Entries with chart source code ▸

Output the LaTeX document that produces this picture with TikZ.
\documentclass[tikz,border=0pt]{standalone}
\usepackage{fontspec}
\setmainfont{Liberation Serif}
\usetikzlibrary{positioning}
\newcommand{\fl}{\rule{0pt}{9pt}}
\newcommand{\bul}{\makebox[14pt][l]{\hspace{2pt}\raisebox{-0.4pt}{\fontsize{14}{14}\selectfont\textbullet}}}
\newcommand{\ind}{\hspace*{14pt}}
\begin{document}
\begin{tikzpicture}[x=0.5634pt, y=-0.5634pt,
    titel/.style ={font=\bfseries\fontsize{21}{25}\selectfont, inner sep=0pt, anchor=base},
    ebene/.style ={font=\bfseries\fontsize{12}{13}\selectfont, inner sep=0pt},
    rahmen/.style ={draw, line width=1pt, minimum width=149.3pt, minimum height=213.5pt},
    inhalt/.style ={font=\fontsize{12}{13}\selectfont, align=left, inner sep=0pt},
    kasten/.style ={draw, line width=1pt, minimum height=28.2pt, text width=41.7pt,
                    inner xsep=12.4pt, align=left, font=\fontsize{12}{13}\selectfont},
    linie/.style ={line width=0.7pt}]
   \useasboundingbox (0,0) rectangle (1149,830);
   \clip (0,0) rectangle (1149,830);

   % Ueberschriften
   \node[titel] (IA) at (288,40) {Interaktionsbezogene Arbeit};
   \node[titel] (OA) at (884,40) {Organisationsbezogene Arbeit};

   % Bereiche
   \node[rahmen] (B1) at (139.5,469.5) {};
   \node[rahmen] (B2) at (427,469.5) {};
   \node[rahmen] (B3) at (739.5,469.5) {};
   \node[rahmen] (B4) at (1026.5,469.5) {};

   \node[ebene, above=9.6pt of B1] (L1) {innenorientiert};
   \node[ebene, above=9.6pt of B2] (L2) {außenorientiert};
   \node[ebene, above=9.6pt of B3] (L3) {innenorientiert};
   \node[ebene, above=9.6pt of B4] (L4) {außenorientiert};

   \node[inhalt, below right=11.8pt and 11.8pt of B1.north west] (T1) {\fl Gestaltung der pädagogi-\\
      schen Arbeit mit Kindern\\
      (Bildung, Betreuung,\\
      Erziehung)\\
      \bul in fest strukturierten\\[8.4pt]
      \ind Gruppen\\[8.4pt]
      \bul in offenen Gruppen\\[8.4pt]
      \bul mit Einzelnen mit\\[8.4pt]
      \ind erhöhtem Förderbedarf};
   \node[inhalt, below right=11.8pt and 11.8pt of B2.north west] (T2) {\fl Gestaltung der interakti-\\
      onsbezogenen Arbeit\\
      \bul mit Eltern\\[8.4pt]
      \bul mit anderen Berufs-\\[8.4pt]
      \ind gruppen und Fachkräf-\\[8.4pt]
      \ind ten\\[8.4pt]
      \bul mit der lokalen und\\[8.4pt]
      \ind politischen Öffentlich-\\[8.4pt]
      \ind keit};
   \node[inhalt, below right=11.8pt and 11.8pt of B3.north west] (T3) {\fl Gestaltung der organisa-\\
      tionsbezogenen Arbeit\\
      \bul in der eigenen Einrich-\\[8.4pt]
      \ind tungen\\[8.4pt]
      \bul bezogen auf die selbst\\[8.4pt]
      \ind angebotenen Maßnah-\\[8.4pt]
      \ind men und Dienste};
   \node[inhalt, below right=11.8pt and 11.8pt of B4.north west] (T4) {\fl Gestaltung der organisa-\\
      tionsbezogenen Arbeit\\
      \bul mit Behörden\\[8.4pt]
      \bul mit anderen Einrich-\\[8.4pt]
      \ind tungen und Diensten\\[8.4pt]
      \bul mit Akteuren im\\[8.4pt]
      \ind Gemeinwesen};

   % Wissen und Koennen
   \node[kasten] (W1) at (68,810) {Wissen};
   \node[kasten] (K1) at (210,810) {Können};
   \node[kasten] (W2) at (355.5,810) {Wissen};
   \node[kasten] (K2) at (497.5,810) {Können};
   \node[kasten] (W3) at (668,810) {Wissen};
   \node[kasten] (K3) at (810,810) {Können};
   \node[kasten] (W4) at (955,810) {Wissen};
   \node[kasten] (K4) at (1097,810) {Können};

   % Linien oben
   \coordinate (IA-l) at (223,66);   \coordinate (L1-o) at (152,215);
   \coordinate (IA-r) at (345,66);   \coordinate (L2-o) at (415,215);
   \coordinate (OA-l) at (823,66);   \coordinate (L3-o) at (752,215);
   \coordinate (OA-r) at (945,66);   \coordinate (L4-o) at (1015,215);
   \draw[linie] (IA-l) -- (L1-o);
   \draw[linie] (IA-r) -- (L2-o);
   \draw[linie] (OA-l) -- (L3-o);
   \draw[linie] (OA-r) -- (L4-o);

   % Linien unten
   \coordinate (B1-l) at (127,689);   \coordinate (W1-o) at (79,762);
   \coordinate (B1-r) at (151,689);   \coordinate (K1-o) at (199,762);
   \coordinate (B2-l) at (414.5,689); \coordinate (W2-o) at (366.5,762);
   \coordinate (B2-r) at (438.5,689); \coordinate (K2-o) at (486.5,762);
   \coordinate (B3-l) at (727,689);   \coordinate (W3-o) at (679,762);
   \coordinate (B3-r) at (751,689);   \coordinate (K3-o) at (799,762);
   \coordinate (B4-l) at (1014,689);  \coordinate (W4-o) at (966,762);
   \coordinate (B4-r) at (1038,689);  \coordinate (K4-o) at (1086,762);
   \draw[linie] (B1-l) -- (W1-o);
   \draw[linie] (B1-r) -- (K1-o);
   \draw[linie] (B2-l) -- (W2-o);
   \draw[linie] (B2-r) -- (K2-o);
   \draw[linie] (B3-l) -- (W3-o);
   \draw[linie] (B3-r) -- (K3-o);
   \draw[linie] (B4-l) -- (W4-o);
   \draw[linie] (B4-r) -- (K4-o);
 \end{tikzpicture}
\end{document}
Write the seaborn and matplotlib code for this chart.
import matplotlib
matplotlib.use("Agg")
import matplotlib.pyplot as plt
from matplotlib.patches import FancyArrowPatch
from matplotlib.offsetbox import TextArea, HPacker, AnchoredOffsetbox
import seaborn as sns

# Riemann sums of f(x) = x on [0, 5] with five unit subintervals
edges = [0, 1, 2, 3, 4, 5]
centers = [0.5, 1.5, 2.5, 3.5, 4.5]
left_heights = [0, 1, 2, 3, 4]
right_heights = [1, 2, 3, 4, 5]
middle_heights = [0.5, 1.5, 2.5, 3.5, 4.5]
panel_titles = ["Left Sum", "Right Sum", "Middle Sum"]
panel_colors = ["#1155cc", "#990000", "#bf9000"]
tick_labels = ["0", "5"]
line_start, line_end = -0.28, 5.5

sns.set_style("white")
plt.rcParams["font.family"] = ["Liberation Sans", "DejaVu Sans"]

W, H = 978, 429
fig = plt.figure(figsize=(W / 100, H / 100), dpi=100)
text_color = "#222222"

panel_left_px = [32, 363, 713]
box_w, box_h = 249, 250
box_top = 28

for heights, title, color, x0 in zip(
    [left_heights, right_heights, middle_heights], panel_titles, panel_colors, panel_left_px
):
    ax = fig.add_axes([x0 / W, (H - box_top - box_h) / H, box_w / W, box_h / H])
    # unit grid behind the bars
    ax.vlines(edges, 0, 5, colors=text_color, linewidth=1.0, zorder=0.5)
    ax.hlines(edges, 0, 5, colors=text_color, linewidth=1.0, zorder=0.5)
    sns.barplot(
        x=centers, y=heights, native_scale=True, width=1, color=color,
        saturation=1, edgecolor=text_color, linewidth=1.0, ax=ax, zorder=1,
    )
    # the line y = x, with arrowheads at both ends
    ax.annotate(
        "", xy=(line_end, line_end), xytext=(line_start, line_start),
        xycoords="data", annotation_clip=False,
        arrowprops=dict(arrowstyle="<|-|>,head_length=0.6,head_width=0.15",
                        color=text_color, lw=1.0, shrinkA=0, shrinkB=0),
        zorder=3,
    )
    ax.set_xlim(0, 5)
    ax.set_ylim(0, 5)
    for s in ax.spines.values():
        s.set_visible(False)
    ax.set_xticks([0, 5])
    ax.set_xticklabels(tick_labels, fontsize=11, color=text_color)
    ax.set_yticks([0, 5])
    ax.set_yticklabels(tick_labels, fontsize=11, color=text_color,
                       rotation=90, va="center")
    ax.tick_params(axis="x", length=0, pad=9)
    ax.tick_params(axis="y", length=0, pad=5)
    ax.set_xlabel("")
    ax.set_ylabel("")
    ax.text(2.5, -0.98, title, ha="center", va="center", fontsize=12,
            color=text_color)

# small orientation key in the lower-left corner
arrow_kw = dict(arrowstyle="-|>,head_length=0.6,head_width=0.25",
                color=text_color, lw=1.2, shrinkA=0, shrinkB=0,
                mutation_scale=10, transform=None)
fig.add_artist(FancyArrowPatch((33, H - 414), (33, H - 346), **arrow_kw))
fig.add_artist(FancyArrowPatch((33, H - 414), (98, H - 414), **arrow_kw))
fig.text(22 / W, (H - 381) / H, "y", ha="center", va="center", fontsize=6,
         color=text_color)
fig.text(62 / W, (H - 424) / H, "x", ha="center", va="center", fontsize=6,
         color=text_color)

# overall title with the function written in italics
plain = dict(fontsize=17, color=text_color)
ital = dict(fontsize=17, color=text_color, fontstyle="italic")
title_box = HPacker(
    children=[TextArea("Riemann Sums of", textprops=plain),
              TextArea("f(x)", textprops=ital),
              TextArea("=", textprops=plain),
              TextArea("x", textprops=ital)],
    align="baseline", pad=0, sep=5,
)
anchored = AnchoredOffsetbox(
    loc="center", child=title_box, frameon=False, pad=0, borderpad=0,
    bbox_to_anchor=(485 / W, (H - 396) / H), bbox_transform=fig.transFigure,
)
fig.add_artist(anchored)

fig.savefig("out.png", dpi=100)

Given exercise ▸
Show every line in the entries where the string "this" occurs.

Exercise response ▸
Output the LaTeX document that produces this picture with TikZ.
Write the seaborn and matplotlib code for this chart.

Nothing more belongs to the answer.